Worth seeing: | as a moving and intimate study of how people and relationships are affected by trauma |
Director: | Jim Sheridan |
Featuring: | Jake Gyllenhaal, Tobey Maguire, Bailee Madison, Carey Mulligan, Clifton Collins Jr, Jenny Wade, Luce Rains, Mare Winningham, Natalie Portman, Omid Abtahi, Patrick Flueger, Sam Shepard |
Length: | 105 minutes |
Certificate: | 15 |
Country: | US |
Released: | 22nd January 2010 |
WHAT’S IT ABOUT?
Sam (Tobey Maguire) is the good brother – captain in the US army, about to go on another tour of duty to Afghanistan, leaving behind his wife Grace (Natalie Portman) and children.
Tommy (Jake Gyllenhaal) is the bad brother – in and out of prison for most of his adult life – jobless and an embarrassment to the family – not least their traditional military-man father Hank (Shepard).
But when news reaches Grace that Sam has been killed during a battle with the Taleban, Tommy has to step up to the plate and become the man of the house.
He’s the last man Grace wants in her house – but the kids need a father figure and she needs all the support she can get, both emotionally and practically.
As the weeks pass, Tommy mellows and he and Grace manage to put past animosity aside – even the children warm to him.
But when – even more of a shock than hearing of her husband’s death – Grace is informed that it was a mistake and he’d since been rescued from captivity, everything back home changes.
The initial euphoria at Sam’s survival soon gives way to despair when it becomes clear that he is unable to adapt back to life in civvy street – a severe case of post traumatic stress disorder turns him into the bad guy, as the good guy Tommy tries to protect Grace and the children from the loose cannon that the army has returned home from Afghanistan.
WHAT’S IT LIKE?
This is a truly international affair – with an Irishman directing American lead actors with the rising British star Carey Mulligan in a supporting role in this remake of the Danish Brødre – but it feels totally American.
Jim Sheridan manages to get inside the psyche of the American military family, with almost no trace of the film’s Danish roots.
Natalie Portman – ageing almost too well to be convincing as a mother of two – has a fantastically complex role, one minute mourning her husband and learning to accept the brother she hates into her life – the next celebrating the return of her husband – and then struggling to cope with his inability to come to terms with his experiences.
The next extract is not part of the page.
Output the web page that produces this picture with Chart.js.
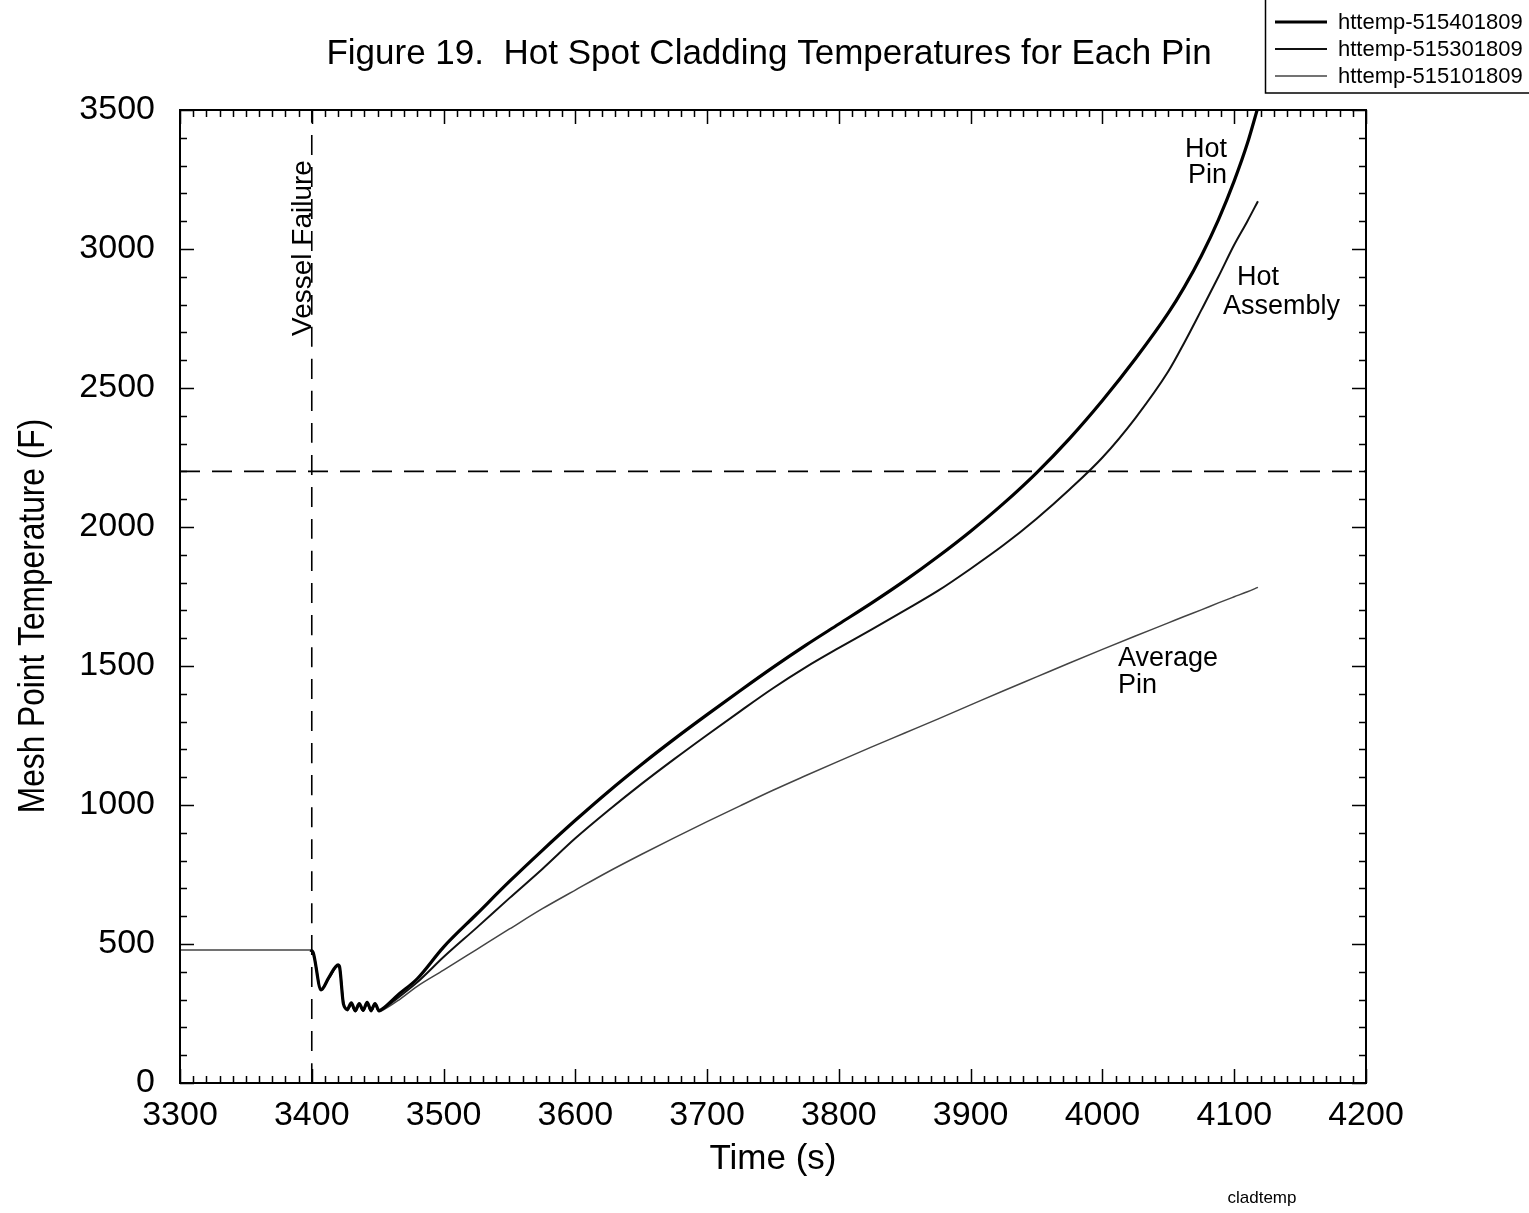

She handles all aspects of the role remarkably.
Maguire also has a tough character to pull off – the good guy becomes mad bad guy. He succeeds largely by underplaying the good guy and over playing the emotionally wrecked returning hero, making his role effective, if a little obvious.
But it’s Gyllenhaal’s metamorphosis from alcoholic ex-con to responsible father-figure that is perhaps the strongest performance in the film, as the change is subtle and entirely believable.
The performances – at times heart-rending and always convincing – are just about strong enough to allow the film to get away with some less convincing plot points – like why they would have held a funeral, complete with coffin, if they didn’t have the body – it’s almost as if that scene was enacted just to trick pull the wool over our eyes.
The unique selling point of this film is the fact that it appears to peak early – you might think I’ve blurted out a spoiler – but that’s not the twist at all – it comes far too early and it’s not what this film is about.
Brothers is not a film about a young mother struggling to cope with the loss of her husband, who turns out not to be dead.
It’s more a film about a returning soldier struggling to cope with the consequences of his experiences – what he had to do to survive – making that survival not a spoiler but a vital plot point on which the film kicks off in another direction entirely, just half way through.
But more than either of these, it’s a film about how events can change everything – relationships, personalities – and switch the roles of good and bad people.
The satisfaction you gain from this film will depend almost entirely on how you rate the acting, as the plot is a bit of a stretch to accept. But if you think less about the story and more about how the characters are coping with the events they find themselves living through, it’s a tremendously moving and intimate piece of cinema.